Hydrogels are made mostly of water—roughly 90%—held into a solid form by water-insoluble polymers. They don’t typically stretch very far, and they are usually quite brittle, with a fracture energy of only about 10 J/m2. By contrast, the new hydrogel has a fracture energy of about 9,000 J/m2 and can stretch to 20 times its initial length without breaking.
The real breakthrough in creating tougher, stretchier hydrogels came in 2003, says Zhigang Suo, the Harvard University mechanical engineering professor who led the development of the new hydrogel. That’s when a team led by Jian Ping Gong, a professor at Hokkaido University, in Japan, came up with the idea of covalently linking two types of polymers in a hydrogel (Adv. Mater., DOI: 10.1002/adma.200304907).
These so-called double-network hydrogels feature a primary polymer network that’s dense in covalent cross-links and a secondary polymer network with fewer cross-links. The primary network is quite brittle and will fracture under significant strain, breaking its covalent cross-links. When that happens, the secondary network disperses the energy through the rest of the hydrogel, lending the material toughness.
The problem with Gong’s hydrogels was that all the polymers were covalently crosslinked, so they could take stress after, but once those bonds were broken they didn’t re-form and the material failed under repeated stress.
Suo’s team came up with the idea of using alginate, a polymer that forms ionic cross-links in the presence of calcium ions, as the primary network. The alginate will break at these ionic cross-links under stress, but the cross-links will re-form when the stress is relieved.
Combining alginate with covalently cross-linked polyacrylamide in a 1:8 ratio creates a material that’s far tougher than either material on its own, Suo notes. Furthermore, if the hydrogel is pierced, that hole won’t propagate through the material, even when it is stretched to 17 times its original length. So, Suo says, one could imagine stitching through the hydrogel without making it prone to breakage when it’s stretched.
The synthesis of the hydrogel is simple, Suo says. “We’re mechanical engineers. We don’t know much chemistry,” he confesses. The researchers essentially just mix two powders in water and shine ultraviolet light on the solution. “There are no fancy materials,” Suo says. “Labs around the world can try it in a matter of weeks.”
“It is amazing to see that the double-network structure can work out so excellently,” comments Hokkaido University’s Gong. “This work will encourage polymer scientists to pursue more possibilities for hydrogels that still have few practical applications at the moment,” she says.

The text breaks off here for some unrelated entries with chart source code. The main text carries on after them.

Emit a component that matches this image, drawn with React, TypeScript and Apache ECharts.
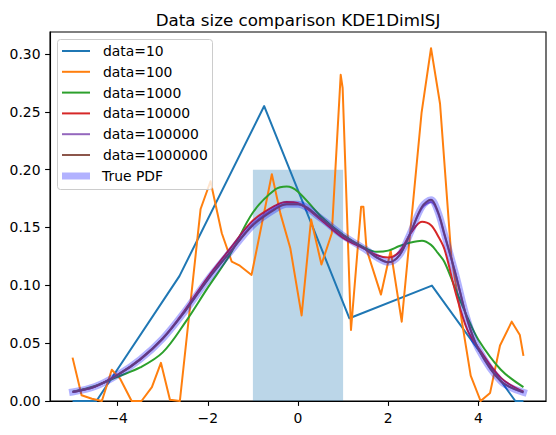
import React, { useEffect, useRef } from "react";
import * as echarts from "echarts";

// Axis ticks
const xTicks = [-4, -2, 0, 2, 4];
const yTicks = [0, 0.05, 0.1, 0.15, 0.2, 0.25, 0.3];

// Uniform block of the true density: [x0, x1, height]
const uniformBlock = [[-1, 1, 0.2]];

// KDE estimates, [x, density]
const data10: number[][] = [
  [-5, 0], [-4.47, 0], [-2.63, 0.108], [-0.75, 0.255], [1.14, 0.0715],
  [2.97, 0.0998], [4.82, 0], [5, 0],
];

const data100: number[][] = [
  [-5.0, 0.0375], [-4.8, 0.005], [-4.57, 0.002], [-4.35, 0.0], [-4.13, 0.027],
  [-3.95, 0.0196], [-3.69, 0.0], [-3.47, 0.0], [-3.24, 0.012], [-3.04, 0.033],
  [-2.84, 0.001], [-2.62, 0.0], [-2.16, 0.166], [-1.94, 0.19], [-1.69, 0.145],
  [-1.47, 0.1205], [-1.29, 0.117], [-1.03, 0.109], [-0.58, 0.196], [-0.39, 0.162],
  [-0.17, 0.132], [0.08, 0.074], [0.29, 0.157], [0.52, 0.118], [0.75, 0.145],
  [0.947, 0.282], [0.99, 0.2706], [1.175, 0.0614], [1.4, 0.168], [1.45, 0.168],
  [1.52, 0.131], [1.84, 0.092], [2.055, 0.13], [2.3, 0.0686], [2.74, 0.249],
  [2.95, 0.305], [3.15, 0.257], [3.4, 0.125], [3.83, 0.022], [4.05, 0.0],
  [4.26, 0.007], [4.48, 0.048], [4.74, 0.0686], [4.92, 0.057], [5.0, 0.039],
];

// Smooth estimates share one x grid
const smoothX = [
  -5, -4.5, -4, -3.5, -3, -2.5, -2, -1.5, -1, -0.5, -0.25, 0, 0.5, 1, 1.5, 1.75,
  2, 2.25, 2.5, 2.75, 2.95, 3.1, 3.25, 3.5, 3.75, 4, 4.5, 5,
];

const data1000Y = [
  0.008, 0.013, 0.021, 0.029, 0.042, 0.068, 0.098, 0.127, 0.163, 0.183, 0.1855,
  0.181, 0.16, 0.1436, 0.132, 0.129, 0.13, 0.134, 0.137, 0.1385, 0.135, 0.128,
  0.12, 0.096, 0.073, 0.053, 0.027, 0.012,
];
const data10000Y = [
  0.0078, 0.0125, 0.0225, 0.036, 0.054, 0.079, 0.107, 0.132, 0.156, 0.169, 0.172,
  0.171, 0.157, 0.141, 0.131, 0.126, 0.124, 0.129, 0.145, 0.155, 0.152, 0.143,
  0.131, 0.093, 0.062, 0.046, 0.02, 0.008,
];
const data100000Y = [
  0.0078, 0.0125, 0.0225, 0.036, 0.054, 0.078, 0.105, 0.129, 0.153, 0.167, 0.17,
  0.17, 0.158, 0.143, 0.131, 0.124, 0.12, 0.126, 0.146, 0.167, 0.172, 0.163,
  0.143, 0.109, 0.071, 0.045, 0.017, 0.0074,
];
const data1000000Y = [
  0.0078, 0.0125, 0.0225, 0.036, 0.054, 0.078, 0.105, 0.129, 0.152, 0.166, 0.17,
  0.17, 0.158, 0.143, 0.131, 0.124, 0.12, 0.126, 0.146, 0.168, 0.174, 0.164,
  0.144, 0.109, 0.071, 0.045, 0.017, 0.0075,
];
const truePdfY = [
  0.0078, 0.0125, 0.0225, 0.036, 0.054, 0.078, 0.105, 0.129, 0.152, 0.166, 0.17,
  0.17, 0.158, 0.143, 0.131, 0.124, 0.12, 0.126, 0.146, 0.168, 0.174, 0.164,
  0.144, 0.109, 0.071, 0.045, 0.017, 0.0075,
];

const FONT = "DejaVu Sans";
const pair = (ys: number[]) => smoothX.map((x, i) => [x, ys[i]]);

const minus = (v: number) => (v < 0 ? "\u2212" + Math.abs(v) : String(v));

export default function App() {
  const ref = useRef<HTMLDivElement>(null);

  useEffect(() => {
    if (!ref.current) return;
    const chart = echarts.init(ref.current, null, { renderer: "svg" });

    const lineSeries = (name: string, color: string, data: number[][], smooth: boolean, width = 2, z = 2) => ({
      name,
      type: "line",
      data,
      color,
      smooth: smooth ? 0.35 : false,
      symbol: "none",
      showSymbol: false,
      clip: true,
      z,
      lineStyle: { color, width, cap: width > 3 ? "square" : "butt", join: "round" },
      emphasis: { disabled: true },
    });

    chart.setOption({
      animation: false,
      title: {
        text: "Data size comparison KDE1DimISJ",
        left: 293,
        top: 6,
        textAlign: "center",
        textStyle: { fontFamily: FONT, fontSize: 16.7, fontWeight: "normal", color: "#000" },
      },
      grid: {
        left: 50,
        top: 32,
        right: 10,
        bottom: 34,
        show: true,
        borderColor: "#000",
        borderWidth: 1.1,
        backgroundColor: "transparent",
      },
      xAxis: {
        type: "value",
        min: -5.5,
        max: 5.5,
        splitLine: { show: false },
        axisLine: { show: true, onZero: false, lineStyle: { color: "#000", width: 1.1 } },
        axisTick: { show: true, length: 4.9, customValues: xTicks, lineStyle: { color: "#000", width: 1.1 } },
        axisLabel: {
          customValues: xTicks,
          margin: 10,
          fontFamily: FONT,
          fontSize: 13.9,
          color: "#000",
          formatter: (v: number) => minus(v),
        },
      },
      yAxis: {
        type: "value",
        min: 0,
        max: 0.319,
        splitLine: { show: false },
        axisLine: { show: true, onZero: false, lineStyle: { color: "#000", width: 1.1 } },
        axisTick: { show: true, length: 4.9, customValues: yTicks, lineStyle: { color: "#000", width: 1.1 } },
        axisLabel: {
          customValues: yTicks,
          margin: 9.5,
          fontFamily: FONT,
          fontSize: 13.9,
          color: "#000",
          formatter: (v: number) => v.toFixed(2),
        },
      },
      legend: [
        {
          data: ["data=10", "data=100", "data=1000", "data=10000", "data=100000", "data=1000000"],
          orient: "vertical",
          left: 62,
          top: 44,
          padding: 0,
          itemGap: 6.8,
          itemWidth: 28,
          itemHeight: 2,
          icon: "rect",
          itemStyle: { borderWidth: 0 },
          selectedMode: false,
          z: 6,
          textStyle: { fontFamily: FONT, fontSize: 13.9, color: "#000", lineHeight: 14, padding: [0, 0, 0, 8] },
        },
        {
          data: ["True PDF"],
          orient: "vertical",
          left: 62,
          top: 169,
          padding: 0,
          itemWidth: 28,
          itemHeight: 7,
          icon: "rect",
          itemStyle: { borderWidth: 0 },
          selectedMode: false,
          z: 6,
          textStyle: { fontFamily: FONT, fontSize: 13.9, color: "#000", lineHeight: 14, padding: [0, 0, 0, 7] },
        },
      ],
      graphic: [
        {
          type: "rect",
          z: 5,
          shape: { x: 57.5, y: 39.5, width: 155, height: 150, r: 3 },
          style: { fill: "rgba(255,255,255,0.8)", stroke: "#cccccc", lineWidth: 1 },
        },
      ],
      series: [
        {
          type: "custom",
          name: "uniform",
          data: uniformBlock,
          encode: { x: [0, 1], y: 2 },
          z: 1,
          clip: true,
          renderItem: (_params: any, api: any) => {
            const p0 = api.coord([api.value(0), api.value(2)]);
            const p1 = api.coord([api.value(1), 0]);
            return {
              type: "rect",
              shape: { x: p0[0], y: p0[1], width: p1[0] - p0[0], height: p1[1] - p0[1] },
              style: { fill: "rgba(31,119,180,0.3)" },
            };
          },
        },
        lineSeries("data=10", "#1f77b4", data10, false),
        lineSeries("data=100", "#ff7f0e", data100, false),
        lineSeries("data=1000", "#2ca02c", pair(data1000Y), true),
        lineSeries("data=10000", "#d62728", pair(data10000Y), true),
        lineSeries("data=100000", "#9467bd", pair(data100000Y), true),
        lineSeries("data=1000000", "#8c564b", pair(data1000000Y), true),
        lineSeries("True PDF", "rgba(0,0,255,0.3)", pair(truePdfY), true, 7, 3),
      ],
    });

    return () => chart.dispose();
  }, []);

  return (
    <div
      ref={ref}
      style={{ position: "fixed", left: 0, top: 0, width: 556, height: 435, background: "#fff" }}
    />
  );
}
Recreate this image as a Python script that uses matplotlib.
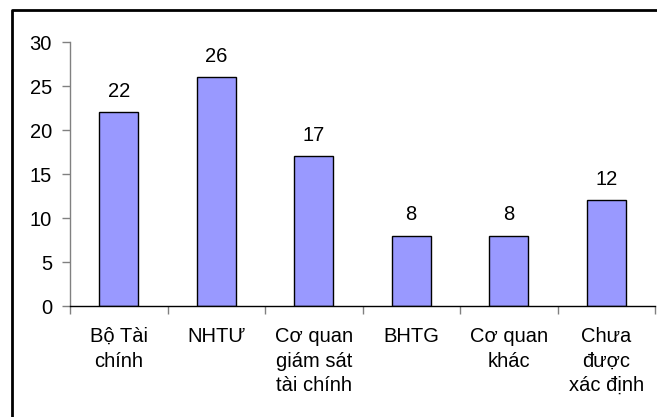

“The depth of the mechanics analysis is what makes this research particularly impressive,” adds Kenneth R. Shull, a materials science professor at Northwestern University. The researchers not only provide detailed answers about the properties soft materials can possess, he says, but they also leave soft-matter scientists with some interesting questions too, such as how these materials behave on a molecular level.